Code that draws figures:
— begin —

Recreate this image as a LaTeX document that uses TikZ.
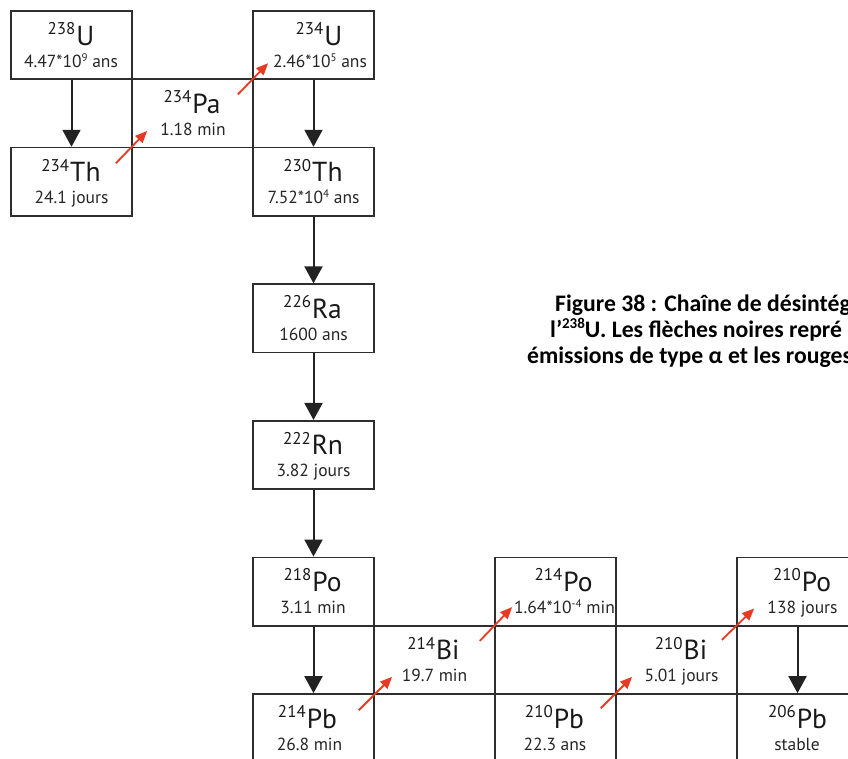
\documentclass[tikz,border=0pt]{standalone}
\usepackage{fontspec}
\setmainfont{PT Sans}
\newfontfamily\capfont{Carlito}
\usetikzlibrary{arrows.meta,calc}
\definecolor{boxline}{HTML}{2E2E2E}
\definecolor{alphablack}{HTML}{222222}
\definecolor{betared}{HTML}{E53B24}
\newcommand\masssup[1]{\raisebox{10.5pt}{\fontsize{17}{17}\selectfont #1}\kern1pt}
\newcommand\expo[1]{\raisebox{6pt}{\fontsize{11}{11}\selectfont #1}}
\newcommand\nucl[8]{%
  \node[cell] (#1) at (#2,#3+34.15) {};
  \node[bigtxt] (#1-n) at (#6,#3+34) {\masssup{#4}#5};
  \node[smalltxt] (#1-t) at (#8,#3+56) {#7};
}
\begin{document}
\begin{tikzpicture}[x=1pt,y=-1pt,
  cell/.style={draw=boxline,line width=1.7pt,minimum width=121pt,minimum height=68.3pt,inner sep=0pt},
  bigtxt/.style={anchor=base,inner sep=0pt,text=black!90,font=\fontsize{27.5}{30}\selectfont},
  smalltxt/.style={anchor=base,inner sep=0pt,text=black!85,font=\fontsize{17.5}{20}\selectfont},
  alphaarrow/.style={draw=alphablack,line width=2pt,-{Triangle[length=17pt,width=18pt]}},
  betaarrow/.style={draw=betared,line width=1.8pt,-{Triangle[length=12pt,width=10pt]}},
  captxt/.style={anchor=base west,inner sep=0pt,font=\capfont\bfseries\fontsize{23.7}{26}\selectfont}]
\useasboundingbox (0,0) rectangle (848,758);
\fill[white] (0,0) rectangle (848,758);
\clip (0,0) rectangle (848,758);
% boxes: name, box cx, box top, mass, symbol, big cx, small text, small cx
\nucl{u238}{71.5}{11}{238}{U}{71}{4.47*10\expo{9} ans}{71}
\nucl{u234}{313.5}{11}{234}{U}{319}{2.46*10\expo{5} ans}{320}
\nucl{pa234}{192.5}{79.3}{234}{Pa}{192}{1.18 min}{193}
\nucl{th234}{71.5}{147.6}{234}{Th}{71}{24.1 jours}{71.5}
\nucl{th230}{313.5}{147.6}{230}{Th}{313}{7.52*10\expo{4} ans}{313.5}
\nucl{ra226}{313.5}{284.2}{226}{Ra}{312.5}{1600 ans}{313.5}
\nucl{rn222}{313.5}{420.8}{222}{Rn}{313}{3.82 jours}{313.5}
\nucl{po218}{313.5}{557.4}{218}{Po}{312.5}{3.11 min}{313}
\nucl{bi214}{434.5}{625.7}{214}{Bi}{433.5}{19.7 min}{434.5}
\nucl{po214}{555.5}{557.4}{214}{Po}{563.5}{1.64*10\expo{-4} min}{564.5}
\nucl{pb214}{313.5}{694}{214}{Pb}{307.5}{26.8 min}{309.5}
\nucl{pb210}{555.5}{694}{210}{Pb}{554.5}{22.3 ans}{555}
\nucl{bi210}{676.5}{625.7}{210}{Bi}{681}{5.01 jours}{681.5}
\nucl{po210}{797.5}{557.4}{210}{Po}{802}{138 jours}{802.5}
\nucl{pb206}{797.5}{694}{206}{Pb}{797.5}{stable}{797}
% alpha decays
\draw[alphaarrow] (u238.south) -- (th234.north);
\draw[alphaarrow] (u234.south) -- (th230.north);
\draw[alphaarrow] (th230.south) -- (ra226.north);
\draw[alphaarrow] (ra226.south) -- (rn222.north);
\draw[alphaarrow] (rn222.south) -- (po218.north);
\draw[alphaarrow] (po218.south) -- (pb214.north);
\draw[alphaarrow] (po210.south) -- (pb206.north);
% beta decays
\draw[betaarrow] ($(th234.north east)+(-17,16.5)$) -- ($(pa234.south west)+(16,-17.5)$);
\draw[betaarrow] ($(pa234.north east)+(-16,16)$) -- ($(u234.south west)+(16,-17)$);
\draw[betaarrow] ($(pb214.north east)+(-16,17)$) -- ($(bi214.south west)+(19,-18)$);
\draw[betaarrow] ($(bi214.north east)+(-16,16)$) -- ($(po214.south west)+(18,-19.5)$);
\draw[betaarrow] ($(pb210.north east)+(-16,15)$) -- ($(bi210.south west)+(17,-18)$);
\draw[betaarrow] ($(bi210.north east)+(-16,15)$) -- ($(po210.south west)+(18,-18)$);
% caption
\node[captxt] (cap1) at (555,311) {Figure 38 : Chaîne de désintég};
\node[captxt] (cap2) at (550,337) {l’\raisebox{8.5pt}{\fontsize{15}{15}\selectfont 238}U. Les flèches noires repré};
\node[captxt] (cap3) at (527,363) {émissions de type α et les rouges};
\end{tikzpicture}
\end{document}
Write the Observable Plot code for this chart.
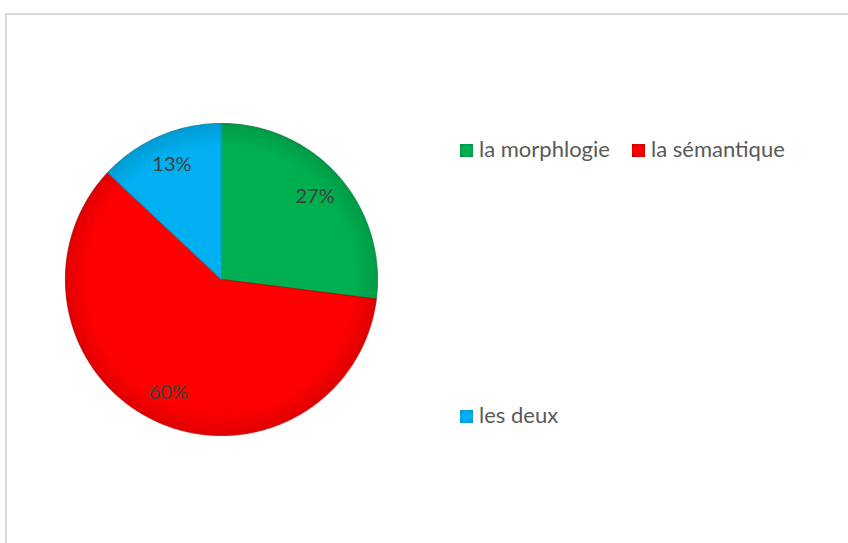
<!DOCTYPE html>
<html><head><meta charset="utf-8">
<script src="https://cdn.jsdelivr.net/npm/d3@7"></script>
<script src="https://cdn.jsdelivr.net/npm/@observablehq/plot@0.6"></script>
<style>
html,body{margin:0;padding:0;background:#fff;}
#wrap{position:relative;width:848px;height:543px;overflow:hidden;font-family:Lato,"Open Sans",sans-serif;}
#frame{position:absolute;left:5px;top:13px;width:900px;height:600px;border-left:2px solid #d9d9d9;border-top:2px solid #d9d9d9;box-sizing:border-box;}
#chart{position:absolute;left:0;top:0;}
.leg{position:absolute;font-size:22px;color:#595959;white-space:nowrap;line-height:1;}
.sw{position:absolute;width:13px;height:13px;}
</style></head>
<body><div id="wrap"><div id="frame"></div><div id="chart"></div></div>
<script>
const categories = ["la morphlogie", "la sémantique", "les deux"];
const values = [27, 60, 13];
const labels = ["27%", "60%", "13%"];
const colors = ["#00B050", "#FF0000", "#00B0F0"];
const strokes = ["#05843e", "#c00000", "#0891c0"];

const data = categories.map((c, i) => ({category: c, value: values[i], label: labels[i]}));
const arcs = d3.pie().value(d => d.value).sort(null)(data);

// polygon points for each slice (unit circle, angle clockwise from top)
const pts = [];
arcs.forEach(a => {
  const n = Math.max(2, Math.ceil((a.endAngle - a.startAngle) / 0.01));
  pts.push({category: a.data.category, x: 0, y: 0});
  for (let k = 0; k <= n; k++) {
    const t = a.startAngle + (a.endAngle - a.startAngle) * k / n;
    pts.push({category: a.data.category, x: Math.sin(t), y: Math.cos(t)});
  }
  pts.push({category: a.data.category, x: 0, y: 0});
});
const labelPts = arcs.map(a => {
  const m = (a.startAngle + a.endAngle) / 2;
  return {label: a.data.label, x: 0.8 * Math.sin(m), y: 0.8 * Math.cos(m)};
});

const chart = Plot.plot({
  width: 848, height: 543,
  margin: 0,
  x: {domain: [-1, 1], range: [65, 377], axis: null},
  y: {domain: [-1, 1], range: [435, 123], axis: null},
  color: {domain: categories, range: colors},
  style: {background: "transparent", overflow: "visible"},
  marks: [
    Plot.line(pts, {x: "x", y: "y", z: "category", fill: "category",
      stroke: d => strokes[categories.indexOf(d.category)], strokeWidth: 1.2, strokeOpacity: 0.7, curve: "linear"}),
    Plot.text(labelPts, {x: "x", y: "y", text: "label", fill: "#404040", fontSize: 20,
      fontFamily: "Lato, 'Open Sans', sans-serif"})
  ]
});
document.getElementById("chart").appendChild(chart);

// subtle radial shading over the pie
const svg = d3.select(chart);
const defs = svg.insert("defs", ":first-child");
const g = defs.append("radialGradient").attr("id", "shade").attr("gradientUnits", "userSpaceOnUse")
  .attr("cx", 221).attr("cy", 279).attr("r", 156);
g.append("stop").attr("offset", "0.85").attr("stop-color", "#000").attr("stop-opacity", 0);
g.append("stop").attr("offset", "1").attr("stop-color", "#000").attr("stop-opacity", 0.12);
svg.select("g[aria-label='line']").selectAll("path").each(function() {
  const p = d3.select(this);
  svg.insert("path", "g[aria-label='text']").attr("d", p.attr("d")).attr("fill", "url(#shade)").attr("stroke", "none");
});

// legend
const legPos = [[460, 144], [632, 144], [460, 410]];
const wrap = document.getElementById("wrap");
categories.forEach((c, i) => {
  const sw = document.createElement("div");
  sw.className = "sw";
  sw.style.left = legPos[i][0] + "px"; sw.style.top = legPos[i][1] + "px";
  sw.style.background = `radial-gradient(circle, ${colors[i]} 45%, ${strokes[i]} 100%)`;
  wrap.appendChild(sw);
  const t = document.createElement("div");
  t.className = "leg"; t.textContent = c;
  t.style.left = (legPos[i][0] + 19) + "px"; t.style.top = (legPos[i][1] - 6) + "px";
  wrap.appendChild(t);
});
</script></body></html>
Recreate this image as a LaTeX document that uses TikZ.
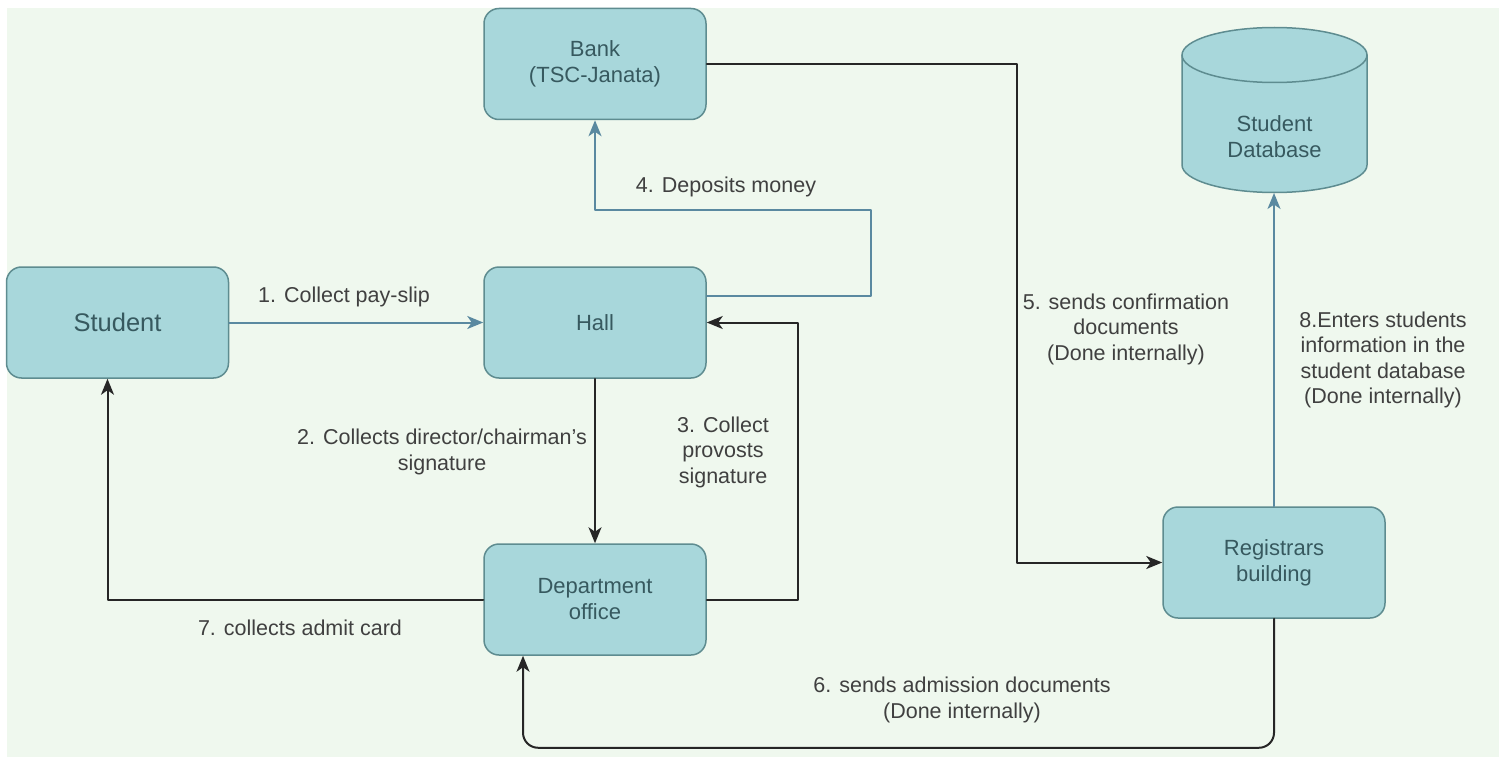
\documentclass[tikz,border=0pt]{standalone}
\usepackage{fontspec}
\setmainfont{Liberation Sans}
\usetikzlibrary{arrows.meta}
\definecolor{bgcol}{HTML}{EFF8EE}
\definecolor{boxfill}{HTML}{A8D7DB}
\definecolor{boxline}{HTML}{5E8C90}
\definecolor{boxtext}{HTML}{37595F}
\definecolor{tealline}{HTML}{5A89A0}
\definecolor{labtext}{HTML}{404040}
\tikzset{
  procbox/.style={draw=boxline, fill=boxfill, line width=1.5pt, rounded corners=15pt,
    minimum width=222pt, minimum height=111pt, align=center, text=boxtext,
    font=\fontsize{22}{26}\selectfont},
  tealarrow/.style={draw=tealline, line width=2pt, ->},
  blackarrow/.style={draw=black!85, line width=2pt, ->},
  steplabel/.style={text=labtext, align=center, font=\fontsize{21.5}{25.5}\selectfont}
}
\begin{document}
\begin{tikzpicture}[line cap=round,line join=round,>={Stealth[length=16pt,width=13pt,inset=4.5pt]},x=1pt,y=-1pt]
  \useasboundingbox (0,0) rectangle (1499,757);
  \fill[white] (0,0) rectangle (1499,757);
  \fill[bgcol] (7,8) rectangle (1499,757);
  %boites
  \node[procbox] (bank) at (595,64) {Bank\\(TSC-Janata)};
  \node[procbox, font=\fontsize{25.5}{30}\selectfont] (student) at (117.5,322.5) {Student};
  \node[procbox] (hall) at (595,322.5) {Hall};
  \node[procbox] (dept) at (595,599.5) {Department\\office};
  \node[procbox] (reg) at (1274,562.5) {Registrars\\building};
  %base de donnees
  \fill[boxfill] (1182,55) -- (1182,165) arc[start angle=180, end angle=0, x radius=92.5, y radius=27.5]
    -- (1367,55) arc[start angle=360, end angle=180, x radius=92.5, y radius=27.5] -- cycle;
  \draw[boxline, line width=1.5pt] (1182,55) -- (1182,165) arc[start angle=180, end angle=0, x radius=92.5, y radius=27.5] -- (1367,55);
  \draw[boxline, line width=1.5pt] (1274.5,55) ellipse[x radius=92.5, y radius=27.5];
  \node[text=boxtext, align=center, font=\fontsize{22}{26}\selectfont] (db) at (1274.5,137) {Student\\Database};
  \coordinate (dbbot) at (1274,193);
  %fleches
  \draw[tealarrow] (student) -- (hall);
  \draw[tealarrow] ([yshift=27pt]hall.east) -- ++(164,0) |- ([yshift=-90pt]bank.south) -- (bank.south);
  \draw[blackarrow] (bank.east) -| ([xshift=-145pt]reg.west) -- (reg.west);
  \draw[tealarrow] (reg.north) -- (reg.north |- dbbot);
  \draw[blackarrow] (hall) -- (dept);
  \draw[blackarrow] (dept.east) -- ++(91,0) |- (hall.east);
  \draw[blackarrow] (dept.west) -| ([xshift=-10pt]student.south);
  \draw[blackarrow, rounded corners=15pt] (reg.south) -- ++(0,129) -| ([xshift=-72pt]dept.south);
  %etiquettes
  \node[steplabel] (l1) at (344,297) {1. Collect pay-slip};
  \node[steplabel] (l2) at (442,452) {2. Collects director/chairman's\\signature};
  \node[steplabel] (l3) at (723,452) {3. Collect\\provosts\\signature};
  \node[steplabel] (l4) at (726,187) {4. Deposits money};
  \node[steplabel] (l5) at (1126,329) {5. sends confirmation\\documents\\(Done internally)};
  \node[steplabel] (l6) at (962,700) {6. sends admission documents\\(Done internally)};
  \node[steplabel] (l7) at (300,628) {7. collects admit card};
  \node[steplabel] (l8) at (1383,360) {8.Enters students\\information in the\\student database\\(Done internally)};
\end{tikzpicture}
\end{document}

— end —

**STATED EXERCISE**
Scan the entries above. Copy each line that has the string "this".

**RESULT**
Recreate this image as a LaTeX document that uses TikZ.
Write the Observable Plot code for this chart.
  const p = d3.select(this);
Recreate this image as a LaTeX document that uses TikZ.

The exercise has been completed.